Charred octopus, sweet and sour radicchio, black pudding, hemp seeds was just as fresh. It wasn’t as good as the wood-fired octopus at Sotto Sopra, but on-par with Ormeggio’s. I say this because it was soft and yet well-cooked. Generally, I think cooked octopus needs a bit of char or crunch to make the suction caps palatable.

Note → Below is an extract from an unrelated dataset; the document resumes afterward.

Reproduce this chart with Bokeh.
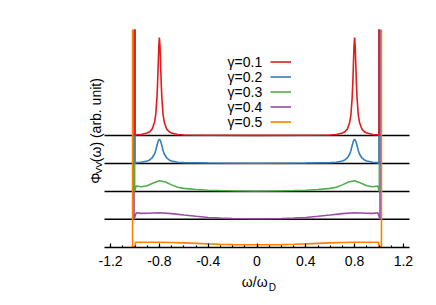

The best dish for me was the Bass Grouper with anchovy, peas, garlic and rosemary. It checked all of my texture boxes, with crunch from the crisps and from the burst of fresh peas. The sauce was absolutely unreal, with a light citrus component. That Bass Grouper was so moist and packed with flavour. This dish has since inspired me to order Bass Grouper when I see it on menus. It is yet to disappoint (although probably not doing wonders for the ocean’s ecosystem).
Swordfish was inspired–with miso caramel, barbecued cos, native herbs and salmon roe. However, it was dry and overcooked.
The meal was satisfying and delicious, with no major let-downs. It was all fresh, well-balanced, tasty and creative.
There’s a reason Cottage Point Inn has been here since the 70s (forgetting its delightfully charming past as a boathouse, general store and post office).
Parking can be difficult, but you should travel there by private car.